A Republican from California wants to deport American citizens. Not just that -- in most cases, these specific citizens are children who were born in the country.
Rep. Duncan Hunter (R-CA) says that the children of undocumented immigrants who are born in the U.S. should be deported along with their parents and stripped of their citizenry rights.
"It takes more than walking across the border to become an American citizen," Hunter told a recent TEA Party crowd. "It's within our souls."
The U.S. Constitution, through the 14th Amendment, grants citizen rights to "[all] persons born or naturalized in the United States." It couldn't be any clearer than that: if you're born here, you are given citizen rights.
While the deportation of parents would ultimately mean the children would most likely leave with them as well (unless they stayed with another relative or family friend who was legally in the country), the rights of these children shouldn't be infringed upon simply because people like Hunter have a beef with their parents. Hunter wants to strip these young Americans their rights, essentially saying that fist-generation Americans aren't welcome to be a part of our nation, even if they were born here, and that they aren't as "American" as others here are (read: white people).

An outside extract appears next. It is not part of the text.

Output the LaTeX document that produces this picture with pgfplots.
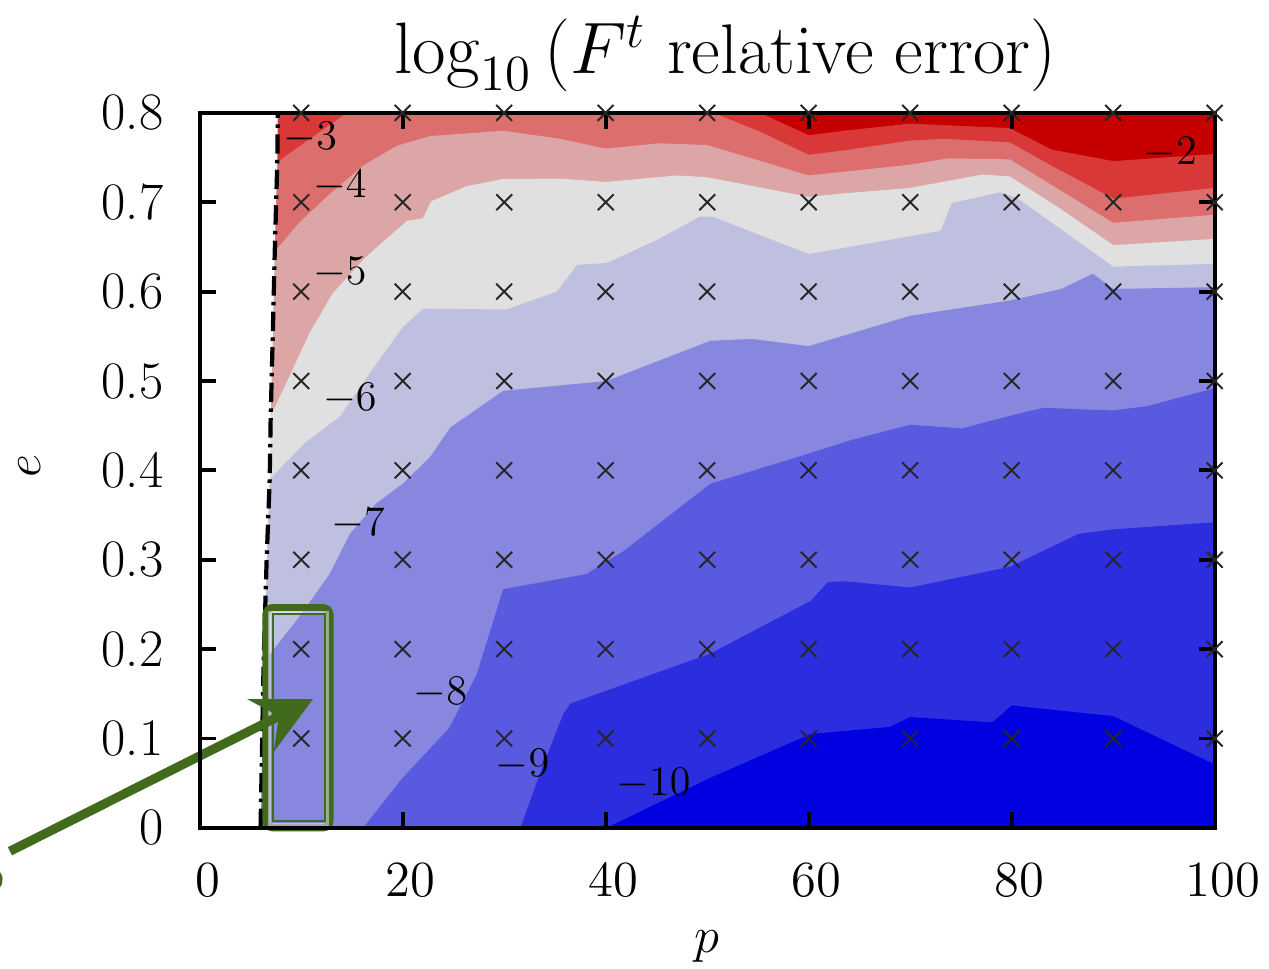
\documentclass[border=0pt]{standalone}
\usepackage{pgfplots}
\pgfplotsset{compat=1.18}
\usetikzlibrary{arrows.meta}

\definecolor{lvA}{RGB}{198,0,0}
\definecolor{lvB}{RGB}{217,56,56}
\definecolor{lvC}{RGB}{220,110,110}
\definecolor{lvD}{RGB}{220,166,166}
\definecolor{lvE}{RGB}{224,224,224}
\definecolor{lvF}{RGB}{191,191,224}
\definecolor{lvG}{RGB}{135,135,224}
\definecolor{lvH}{RGB}{90,90,224}
\definecolor{lvI}{RGB}{45,45,224}
\definecolor{lvJ}{RGB}{0,0,224}
\definecolor{annot}{RGB}{66,106,28}

\begin{document}
\begin{tikzpicture}
\begin{axis}[
  width=10.15cm, height=7.15cm, scale only axis,
  xmin=0, xmax=100, ymin=0, ymax=0.8,
  xtick={0,20,...,100},
  ytick={0,0.1,...,0.8},
  yticklabels={0,0.1,0.2,0.3,0.4,0.5,0.6,0.7,0.8},
  tick label style={font=\fontsize{15}{17}\selectfont},
  xticklabel style={yshift=-0.24cm, xshift=0.08cm},
  yticklabel style={xshift=-0.24cm},
  major tick length=0.16cm,
  axis line style={line width=1.1pt},
  every tick/.style={black, line width=1.1pt},
  axis on top,
  clip=false,
]
% filled bands, painted from the top level down
\addplot[fill=lvA, draw=none] coordinates {(0,0) (100,0) (100,0.8) (0,0.8)};
\addplot[fill=lvB, draw=none] coordinates {(0,0.8) (55.2,0.8) (60,0.775) (63.5,0.78) (70,0.788) (79.8,0.783) (83.9,0.759) (90,0.746) (100,0.754) (100,0) (0,0)};
\addplot[fill=lvC, draw=none] coordinates {(0,0.74) (7.65,0.745) (14.5,0.8) (50.6,0.8) (55.2,0.779) (60,0.753) (63.5,0.758) (70,0.769) (73.4,0.771) (79.8,0.767) (83.9,0.741) (90,0.704) (100,0.716) (100,0) (0,0)};
\addplot[fill=lvD, draw=none] coordinates {(0,0.62) (7.4,0.645) (9.8,0.677) (12.8,0.709) (16.1,0.741) (19.4,0.763) (22.7,0.774) (29.9,0.780) (35.5,0.771) (40,0.760) (45.3,0.766) (50,0.764) (60,0.730) (70,0.742) (73.7,0.749) (79.8,0.748) (90,0.677) (100,0.686) (100,0) (0,0)};
\addplot[fill=lvE, draw=none] coordinates {(0,0.43) (7.0,0.461) (8.8,0.504) (10.8,0.553) (13.1,0.598) (16.4,0.639) (20.4,0.679) (22.0,0.682) (22.8,0.701) (26.3,0.718) (29.9,0.726) (35.5,0.7265) (40,0.7227) (47,0.730) (50,0.728) (60,0.706) (63.5,0.710) (70,0.716) (77.1,0.731) (79.8,0.729) (84.9,0.692) (90,0.652) (100,0.659) (100,0) (0,0)};
\addplot[fill=lvF, draw=none] coordinates {(0,0.36) (6.9,0.39) (10.3,0.43) (13.8,0.46) (17.4,0.519) (20,0.560) (22,0.581) (30.2,0.580) (35.2,0.600) (37.2,0.630) (40.1,0.632) (45.1,0.658) (49.3,0.684) (50.5,0.684) (60,0.642) (73,0.668) (74.1,0.699) (78.8,0.711) (80.5,0.705) (90,0.628) (100,0.631) (100,0) (0,0)};
\addplot[fill=lvG, draw=none] coordinates {(0,0.16) (6.3,0.185) (9.8,0.236) (12.8,0.284) (14.8,0.329) (17.4,0.363) (20,0.385) (22.7,0.415) (24.7,0.448) (29.9,0.489) (40.1,0.500) (50.3,0.545) (54.4,0.547) (60,0.539) (70,0.573) (79.8,0.590) (84.9,0.603) (88,0.620) (90,0.603) (100,0.605) (100,0) (0,0)};
\addplot[fill=lvH, draw=none] coordinates {(16.1,0) (20,0.056) (24.6,0.112) (27.3,0.172) (29.9,0.267) (38.1,0.284) (41.8,0.310) (50.3,0.385) (59.5,0.417) (64.2,0.434) (70,0.451) (75.1,0.447) (81.2,0.465) (83.2,0.470) (90,0.467) (93.4,0.472) (100,0.492) (100,0)};
\addplot[fill=lvI, draw=none] coordinates {(31.6,0) (33.5,0.060) (35.8,0.127) (36.5,0.139) (50.3,0.195) (60.2,0.254) (61.9,0.275) (63.5,0.276) (70,0.269) (79.8,0.292) (86.6,0.329) (90,0.334) (100,0.342) (100,0)};
\addplot[fill=lvJ, draw=none] coordinates {(40.1,0) (50.3,0.056) (60.2,0.105) (68,0.113) (70,0.124) (78.1,0.118) (80,0.137) (90,0.125) (100,0.071) (100,0)};
% region outside the domain
\addplot[fill=white, draw=none] coordinates {(0,0) (6.0,0) (6.3,0.185) (6.6,0.3) (6.9,0.39) (7.0,0.461) (7.2,0.55) (7.4,0.645) (7.65,0.745) (7.7,0.8) (0,0.8)};
\addplot[black, line width=1.2pt, dash pattern=on 5.5pt off 1.8pt on 1pt off 1.8pt] coordinates {(6.0,0) (6.3,0.185) (6.6,0.3) (6.9,0.39) (7.0,0.461) (7.2,0.55) (7.4,0.645) (7.65,0.745) (7.7,0.8)};

% sample points
\addplot[only marks, mark=x, mark size=3.2pt, black!85, mark options={line width=0.55pt}] coordinates {
(10,0.1) (20,0.1) (30,0.1) (40,0.1) (50,0.1) (60,0.1) (70,0.1) (80,0.1) (90,0.1) (100,0.1)
(10,0.2) (20,0.2) (30,0.2) (40,0.2) (50,0.2) (60,0.2) (70,0.2) (80,0.2) (90,0.2) (100,0.2)
(10,0.3) (20,0.3) (30,0.3) (40,0.3) (50,0.3) (60,0.3) (70,0.3) (80,0.3) (90,0.3) (100,0.3)
(10,0.4) (20,0.4) (30,0.4) (40,0.4) (50,0.4) (60,0.4) (70,0.4) (80,0.4) (90,0.4) (100,0.4)
(10,0.5) (20,0.5) (30,0.5) (40,0.5) (50,0.5) (60,0.5) (70,0.5) (80,0.5) (90,0.5) (100,0.5)
(10,0.6) (20,0.6) (30,0.6) (40,0.6) (50,0.6) (60,0.6) (70,0.6) (80,0.6) (90,0.6) (100,0.6)
(10,0.7) (20,0.7) (30,0.7) (40,0.7) (50,0.7) (60,0.7) (70,0.7) (80,0.7) (90,0.7) (100,0.7)
(10,0.8) (20,0.8) (30,0.8) (40,0.8) (50,0.8) (60,0.8) (70,0.8) (80,0.8) (90,0.8) (100,0.8)
};

% contour labels
\begin{scope}[every node/.style={font=\fontsize{11.5}{14}\selectfont, inner sep=0pt}]
\node at (axis cs:10.9,0.772) {$-3$};
\node at (axis cs:13.8,0.719) {$-4$};
\node at (axis cs:13.8,0.621) {$-5$};
\node at (axis cs:14.8,0.480) {$-6$};
\node at (axis cs:15.6,0.340) {$-7$};
\node at (axis cs:23.7,0.151) {$-8$};
\node at (axis cs:31.8,0.071) {$-9$};
\node at (axis cs:44.7,0.050) {$-10$};
\node at (axis cs:95.6,0.756) {$-2$};
\end{scope}

% title and axis labels
\node[font=\fontsize{20}{23}\selectfont, inner sep=0pt] at (axis cs:51.8,0.866) {$\log_{10}\left(F^t \mbox{ relative error}\right)$};
\node[font=\fontsize{15}{17}\selectfont] at (axis cs:50,-0.133) {$p$};
\node[font=\fontsize{15}{17}\selectfont, rotate=90] at (axis cs:-16.8,0.405) {$e$};

% annotation
\draw[annot, line width=2pt, rounded corners=2pt] (axis cs:6.53,0.0) rectangle (axis cs:12.84,0.2465);
\draw[white, opacity=0.45, line width=0.8pt] (axis cs:6.88,0.0036) rectangle (axis cs:12.6,0.2415);
\draw[annot, line width=0.6pt] (axis cs:7.25,0.0075) rectangle (axis cs:12.37,0.239);
\draw[annot, line width=2.6pt, -{Stealth[length=0.58cm, width=0.58cm, inset=0.2cm]}] (axis cs:-18.69,-0.0261) -- (axis cs:11.16,0.144);
\fill[annot] (axis cs:-20.8,-0.058) circle (0.14cm);

\coordinate (bbsw) at (axis cs:-19.67,-0.1572);
\coordinate (bbne) at (axis cs:105.35,0.9263);
\end{axis}
\pgfresetboundingbox
\path[use as bounding box] (bbsw) rectangle (bbne);
\end{tikzpicture}
\end{document}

But Hunter isn't the only Republican supporting such a measure: to date, ninety Republican House members are cosponsoring a measure that would require deportation of children of immigrants, even if they were born here.
This isn't right; and it's definitely not American. Those who were born here should continue to receive "the privileges or immunities of citizens of the United States." Whether that means that they go home with their deported parents, perhaps one day returning to the U.S., or stay in the country with other legal family members, is up to the family itself to decide. But the child's right to be a citizen of the United States should not be infringed upon simply because his or her parents were immigrants, and because people like Hunter are flat-out racists (would we be having this conversation about a European family in the same scenario? Unlikely).
Our ancestors were once in that boat -- many of them, literally so -- and would not want their children, who were born in this country, to be treated this way. We shouldn't treat the children of any immigrants, born in the United States, as second-class citizens or as illegal immigrants.
If you're born here, you're a citizen. If you can't deal with that, take your bigotry elsewhere.